The part of this saying that sticks out to me is that only ourselves will remain when others have abandoned us; only we can be trusted to show up. I find this to be overly simplistic because it assumes that we intuitively know how to show up for ourselves. What if we don’t? There have been many times in my life when I deserted myself in moments I needed my support the most. Sure, other people can hurt me, but I can also hurt myself.
Showing up for yourself might not be so straightforward, but don’t give up just yet.
I want to pause here to say that I don’t overly agree with the saying I stated above. I think that, yes, people can cause us pain, but we can work through it and learn to trust them again. Likewise, we can cause our own pain, but we can also learn to trust ourselves again.
So how do we do it? Similar to how it takes time and energy to trust other people, it takes just as long to build that trust internally. I’ve learned that it requires me to be honest with myself in my perspectives, both internally and externally directed ones.

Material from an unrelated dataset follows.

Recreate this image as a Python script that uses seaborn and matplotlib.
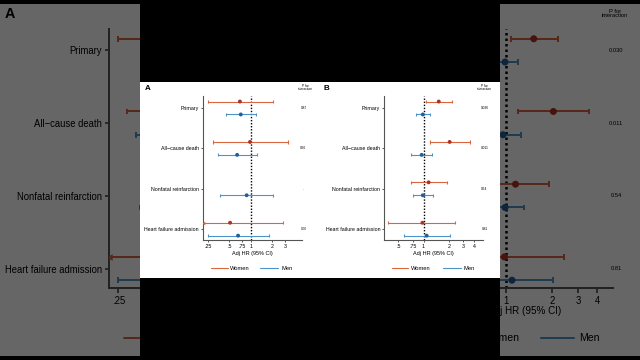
import numpy as np
import pandas as pd
import matplotlib
matplotlib.use("Agg")
import matplotlib.pyplot as plt
import seaborn as sns
from matplotlib.patches import Rectangle
from matplotlib.lines import Line2D
from matplotlib.ticker import NullLocator

# ---------------- data ----------------
outcomes = ["Primary", "All\u2212cause death", "Nonfatal reinfarction", "Heart failure admission"]

A_women_hr = [0.70, 0.97, np.nan, 0.51]
A_women_lo = [0.25, 0.29, np.nan, 0.20]
A_women_hi = [2.01, 3.27, np.nan, 2.78]
A_men_hr = [0.72, 0.64, 0.87, 0.66]
A_men_lo = [0.45, 0.34, 0.37, 0.25]
A_men_hi = [1.17, 1.23, 2.05, 1.80]
A_pvals = ["0.87", "0.56", ".", "0.76"]
A_ticks = [0.25, 0.5, 0.75, 1, 2, 3]
A_ticklabels = [".25", ".5", ".75", "1", "2", "3"]

B_women_hr = [1.52, 2.05, 1.15, 0.97]
B_women_lo = [1.08, 1.19, 0.71, 0.38]
B_women_hi = [2.20, 3.55, 1.92, 2.40]
B_men_hr = [0.98, 0.95, 0.98, 1.09]
B_men_lo = [0.81, 0.71, 0.74, 0.59]
B_men_hi = [1.19, 1.25, 1.30, 2.05]
B_pvals = ["0.030", "0.011", "0.54", "0.81"]
B_ticks = [0.5, 0.75, 1, 2, 3, 4]
B_ticklabels = [".5", ".75", "1", "2", "3", "4"]

groups = ["Women", "Men"]
x_label = "Adj HR (95% CI)"
p_header = "P for\ninteraction"


def make_df(w_hr, w_lo, w_hi, m_hr, m_lo, m_hi):
    rows = []
    for i, o in enumerate(outcomes):
        rows.append(dict(outcome=o, sex="Women", hr=w_hr[i], lo=w_lo[i], hi=w_hi[i], row=i))
        rows.append(dict(outcome=o, sex="Men", hr=m_hr[i], lo=m_lo[i], hi=m_hi[i], row=i))
    df = pd.DataFrame(rows).dropna()
    df["ypos"] = df["row"] + np.where(df["sex"] == "Women", -0.16, 0.16)
    return df


dfA = make_df(A_women_hr, A_women_lo, A_women_hi, A_men_hr, A_men_lo, A_men_hi)
dfB = make_df(B_women_hr, B_women_lo, B_women_hi, B_men_hr, B_men_lo, B_men_hi)

line_col = {"Women": "#d9663f", "Men": "#4b93c9"}
mark_col = {"Women": "#b0321f", "Men": "#225f99"}

panels = [
    dict(letter="A", df=dfA, pvals=A_pvals, ticks=A_ticks, tl=A_ticklabels,
         xlim=(0.213, 5.18), left=203, right=302, letter_x=145, hdr_x=305, p_x=303.5,
         leg=(211, 228, 230, 260, 278, 281)),
    dict(letter="B", df=dfB, pvals=B_pvals, ticks=B_ticks, tl=B_ticklabels,
         xlim=(0.34, 5.13), left=384.3, right=483, letter_x=324, hdr_x=484, p_x=484.5,
         leg=(392, 408, 411, 443, 461, 464)),
]

# ---------------- figure ----------------
sns.set_theme(style="white")
plt.rcParams["font.family"] = ["Liberation Sans", "DejaVu Sans"]

W, H = 640, 360
fig = plt.figure(figsize=(6.4, 3.6), dpi=100, facecolor="black")

TOP, BOT = 96, 240
ROW_TOP_PX = 108
ROW_STEP = 40.4
COL_L, COL_R = 140, 500


def draw_frame(scale, z):
    bg = scale > 1

    def P(x, y):
        return 320 + (x - 320) * scale, 180 + (y - 180) * scale

    def F(x, y):
        X, Y = P(x, y)
        return X / W, 1 - Y / H

    def fs(px):
        return px * 0.72 * scale

    def hidden(x, width, ha):
        # True when a background text would lie entirely under the central column
        if not bg:
            return False
        if ha == "left":
            a, b = x, x + width
        else:
            a, b = x - width / 2, x + width / 2
        A, B = P(a, 0)[0], P(b, 0)[0]
        return A > COL_L and B < COL_R

    def txt(x, y, s, size, width, ha="center", **kw):
        if hidden(x, width, ha):
            return
        fig.text(*F(x, y), s, fontsize=fs(size), ha=ha, va="center", color="black",
                 zorder=z + 0.2, **kw)

    fx0, fy1 = F(140, 82)
    fx1, fy0 = F(500, 278)
    fig.add_artist(Rectangle((fx0, fy0), fx1 - fx0, fy1 - fy0, transform=fig.transFigure,
                             facecolor="white", edgecolor="none", zorder=z))

    for sp in panels:
        al, at = F(sp["left"], TOP)
        ar, ab = F(sp["right"], BOT)
        ax = fig.add_axes([al, ab, ar - al, at - ab])
        ax.set_zorder(z + 0.1)
        ax.set_facecolor("none")
        df = sp["df"]
        xmin, xmax = sp["xlim"]
        ax.set_xscale("log")
        ax.set_xlim(xmin, xmax)
        y_top = -(ROW_TOP_PX - TOP) / ROW_STEP
        y_bot = 3 + (BOT - (ROW_TOP_PX + 3 * ROW_STEP)) / ROW_STEP
        ax.set_ylim(y_bot, y_top)

        ax.axvline(1, color="black", linestyle=(0, (1, 1.2)), linewidth=1.0 * scale, zorder=1)

        for g in groups:
            d = df[df["sex"] == g]
            lo = np.maximum(d["lo"].values, xmin)
            ax.hlines(d["ypos"], lo, d["hi"], colors=line_col[g], linewidth=0.8 * scale, zorder=2)
            capped = d["lo"].values >= xmin
            ys = np.concatenate([d["ypos"].values[capped], d["ypos"].values])
            ax.vlines(np.concatenate([lo[capped], d["hi"].values]), ys - 0.04, ys + 0.04,
                      colors=line_col[g], linewidth=0.8 * scale, zorder=2)
            if (~capped).any():
                ax.scatter(lo[~capped], d["ypos"].values[~capped], marker="<",
                           s=(2.6 * scale) ** 2, color=line_col[g], linewidths=0, zorder=3)

        sns.scatterplot(data=df, x="hr", y="ypos", hue="sex", palette=mark_col, ax=ax,
                        s=(2.8 * scale) ** 2, linewidth=0, legend=False, zorder=4)

        ax.set_xticks(sp["ticks"])
        ax.set_xticklabels(sp["tl"])
        ax.xaxis.set_minor_locator(NullLocator())
        ax.set_yticks(range(len(outcomes)))
        if bg and sp["letter"] == "B":
            ax.set_yticklabels([])  # lies under the central column
        else:
            ax.set_yticklabels(outcomes)
        ax.set_xlabel("")
        ax.set_ylabel("")
        ax.tick_params(axis="both", which="major", labelsize=fs(5.3), length=2.5 * scale * 0.72,
                       width=0.7 * scale, color="#555555", pad=1.2 * scale, labelcolor="black")
        ax.tick_params(axis="x", bottom=True)
        ax.tick_params(axis="y", left=True)
        for s in ["top", "right"]:
            ax.spines[s].set_visible(False)
        for s in ["left", "bottom"]:
            ax.spines[s].set_color("#555555")
            ax.spines[s].set_linewidth(0.8 * scale)

        # texts
        txt(sp["letter_x"], 88, sp["letter"], 8, 6, ha="left", fontweight="bold")
        txt(sp["hdr_x"], 87.5, p_header, 3.2, 20, linespacing=0.95)
        for i, pv in enumerate(sp["pvals"]):
            txt(sp["p_x"], ROW_TOP_PX + i * ROW_STEP, pv, 3.2, 8)
        cx = (sp["left"] + sp["right"]) / 2
        txt(cx, 253, x_label, 5.5, 42)
        l0, l1, t1, m0, m1, t2 = sp["leg"]
        for (a, b, t, g, wdt) in [(l0, l1, t1, "Women", 21), (m0, m1, t2, "Men", 12)]:
            (xa, ya), (xb, yb) = F(a, 268), F(b, 268)
            fig.add_artist(Line2D([xa, xb], [ya, yb], transform=fig.transFigure,
                                  color=line_col[g], linewidth=0.8 * scale, zorder=z + 0.2))
            txt(t, 268, g, 5.8, wdt, ha="left")


# background: zoomed copy, dimmed
draw_frame(1.8, 0.1)
fig.add_artist(Rectangle((0, 0), 1, 1, transform=fig.transFigure, facecolor="black",
                         alpha=0.6, edgecolor="none", zorder=1))
# central black column
fig.add_artist(Rectangle((COL_L / W, 0), (COL_R - COL_L) / W, 1, transform=fig.transFigure,
                         facecolor="black", edgecolor="none", zorder=1.5))
# foreground frame
draw_frame(1.0, 2)

fig.savefig("out.png", dpi=100, facecolor="black")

Sometimes these truths feel better hidden under the rocks they reside instead of out in the open for me to see. For example, it sucks to have to acknowledge that sometimes I feel that I deserve emotional pain because I think I did something wrong. It equally sucks when I begin to realize that I use it as justification for not soothing myself when I’m hurting. In other words, I’m not showing up for myself because I think that I don’t deserve it.
Why should I have to show up for myself if no one else is?
When I find myself in this position, it’s common to become focused on external factors. It’s easier to blame others for my pain and sorrows because it takes responsibility off of my own stake in the game. It’s much harder to confront myself when I’m hurting if I’m the culprit. This isn’t to say that others are never the reason for my troubles, they surely can be. But the more I think about my part the more I understand the role I play.
Through kindness and honesty, trust can be built.
By showing up for myself, I’m making a statement that I’m worthy of my own time, energy and love. I’m being honest with the fact that I can be harsh to myself, but I can be equally as nurturing. I might have a hard time stepping up every time, but in the moments when I do, I’m teaching myself that it’s possible. The key to learning how to show up for myself, I think, is being willing to try. If someone who has hurt me apologized for their actions and promised to work hard to do better, I’d certainly be willing to hear them out. Therefore, I should be willing to extend the same courtesy to myself.